1. An object moves from a position 3 m [N] of home to a position 10 m [N] of home. What was their displacement?
2. An object travels 3 m [N] and then another 10 m [N]. Determine the total displacement.
These two examples have us review some challenging differences in terminology and can be solved with diagrams and intuition as well as algebraically.
I then pose a 2D problem:
3. An object travels 3 m [S] and then another 4 m [E]. Determine the total displacement.
The students can use the previous warm up problems to develop a solution and can begin to appreciate the complexity of the solution.
08 – 2D Vectors and Scale Diagrams
Introduces students to methods for properly identifying and drawing the angle of a 2D vector as well as how to appropriately represent the length using scales.
Basic vector addition methods and problems and discussed.
*Additional worksheets to practice diagrams (and extend ideas to subtraction) are included
09 – 2D Vectors Trigonometry and Components (2 Days)
Day 1: Components
Breaks 2D vectors into horizontal and vertical components and introduces a method of T-Charts to help students keep information organized.

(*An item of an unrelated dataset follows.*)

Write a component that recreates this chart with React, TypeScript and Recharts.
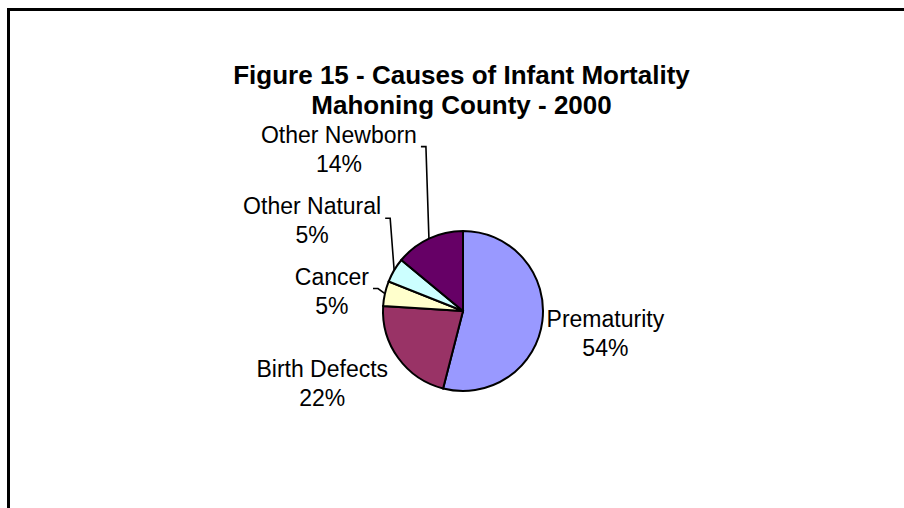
import React from "react";
import { PieChart, Pie, Cell } from "recharts";

// Causes of infant mortality, Mahoning County, 2000 (percent of deaths)
const causes = ["Prematurity", "Birth Defects", "Cancer", "Other Natural", "Other Newborn"];
const shares = [54, 22, 5, 5, 14];
const sliceColors = ["#9999FF", "#993366", "#FFFFCC", "#CCFFFF", "#660066"];
const titleLines = ["Figure 15 - Causes of Infant Mortality", "Mahoning County - 2000"];

const data = causes.map((name, i) => ({ name, value: shares[i] }));

const FONT = "'Liberation Sans', Arial, sans-serif";
const LABEL_SIZE = 23;
const LINE_GAP = 29;

// Where each label sits relative to the point on the rim at the slice's mid angle
const labelPlacement: Record<string, { dx: number; dy: number; leader: boolean }> = {
  Prematurity: { dx: 63, dy: -2, leader: false },
  "Birth Defects": { dx: -76, dy: 11, leader: false },
  Cancer: { dx: -53, dy: -17, leader: true },
  "Other Natural": { dx: -82, dy: -64, leader: true },
  "Other Newborn": { dx: -90, dy: -104, leader: true },
};

let measureCtx: CanvasRenderingContext2D | null = null;
function textWidth(s: string): number {
  if (!measureCtx) {
    const c = document.createElement("canvas");
    measureCtx = c.getContext("2d");
  }
  if (!measureCtx) return s.length * LABEL_SIZE * 0.55;
  measureCtx.font = `${LABEL_SIZE}px 'Liberation Sans'`;
  return measureCtx.measureText(s).width;
}

const RAD = Math.PI / 180;

function SliceLabel(props: any) {
  const { cx, cy, midAngle, outerRadius, name, value } = props;
  const ex = cx + outerRadius * Math.cos(-midAngle * RAD);
  const ey = cy + outerRadius * Math.sin(-midAngle * RAD);
  const place = labelPlacement[name] || { dx: 0, dy: 0, leader: false };
  const lx = ex + place.dx;
  const ly = ey + place.dy;
  let leader = null;
  if (place.leader) {
    const sx = lx + textWidth(name) / 2 + 4;
    const sy = ly + 12;
    leader = (
      <polyline
        points={`${sx},${sy} ${sx + 5},${sy} ${ex},${ey}`}
        fill="none"
        stroke="#000"
        strokeWidth={1.6}
      />
    );
  }
  return (
    <g>
      {leader}
      <text
        x={lx}
        y={ly}
        textAnchor="middle"
        dominantBaseline="central"
        fontFamily={FONT}
        fontSize={LABEL_SIZE}
        fill="#000"
      >
        {name}
      </text>
      <text
        x={lx}
        y={ly + LINE_GAP}
        textAnchor="middle"
        dominantBaseline="central"
        fontFamily={FONT}
        fontSize={LABEL_SIZE}
        fill="#000"
      >
        {`${value}%`}
      </text>
    </g>
  );
}

export default function App() {
  return (
    <div
      style={{
        position: "absolute",
        left: 0,
        top: 0,
        width: 904,
        height: 508,
        overflow: "hidden",
        background: "#fff",
      }}
    >
      <div
        style={{
          position: "absolute",
          left: 7,
          top: 8,
          width: 1000,
          height: 1000,
          border: "3px solid #000",
          boxSizing: "border-box",
        }}
      />
      <div
        style={{
          position: "absolute",
          left: 0,
          top: 60,
          width: 923,
          textAlign: "center",
          fontFamily: FONT,
          fontWeight: "bold",
          fontSize: 26,
          lineHeight: "30px",
          color: "#000",
        }}
      >
        {titleLines.map((t) => (
          <div key={t}>{t}</div>
        ))}
      </div>
      <div style={{ position: "absolute", left: 0, top: 0 }}>
        <PieChart width={904} height={508} margin={{ top: 0, right: 0, bottom: 0, left: 0 }}>
          <Pie
            data={data}
            dataKey="value"
            nameKey="name"
            cx={463}
            cy={311}
            outerRadius={80}
            startAngle={90}
            endAngle={-270}
            stroke="#000"
            strokeWidth={2}
            label={SliceLabel}
            labelLine={false}
            isAnimationActive={false}
          >
            {data.map((d, i) => (
              <Cell key={d.name} fill={sliceColors[i]} />
            ))}
          </Pie>
        </PieChart>
      </div>
    </div>
  );
}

The advantage with this method is you can handle any number of vectors and the mathematics is never more complicated than introductory grade 10 trigonometry.
Day 2: Trigonometry
This method has limitations of only working with problems involving 2 vectors and a resultant (or 3 vectors if the resultant is the zero vector) however it is often faster in those cases. Students will be presented with options to apply the cosine law and sine law to problems. May wish to introduce the ambiguous case of sine law or select your problems carefully.
10 – Adding Velocity Vectors
While the previous lessons focus mainly on applications involving displacement, it is important that students understand that these methods work for all vectors. Relative motion is introduced as another example of where the 2D vector skills that students have been working on can be applied.
11 – Projectile Motion with Horizontal Launch (2 days)
Day 1: An investigation sheet is provided that pulls together the skills of this course thus far. Students analyze the trajectory of a projectile by reading points off an x-position, y-position graph to create separate position-time graphs for each component. They utilize velocity vectors and the methods from scale diagrams to estimate the velocity of each component in order to create separate velocity-time graphs for each component. They then recall their studies of motion graphs to draw conclusions about the motion of each component – that the x-component undergoes uniform motion and the y-component undergoes uniformly accelerated motion.
Day 2: Students are guided through several examples for the cases of horizontal launch. They begin each by setting up x- y- component charts to keep themselves organized.
12 – Projectile Motion at an Angle
Students are guided through several examples for the cases of non-horizontal launch. The importance of direction for the y-component is emphasized.
This marks the end of the 1D Kinematics portion. At this point I provide students with a review package (includes answers and solution key) and a test.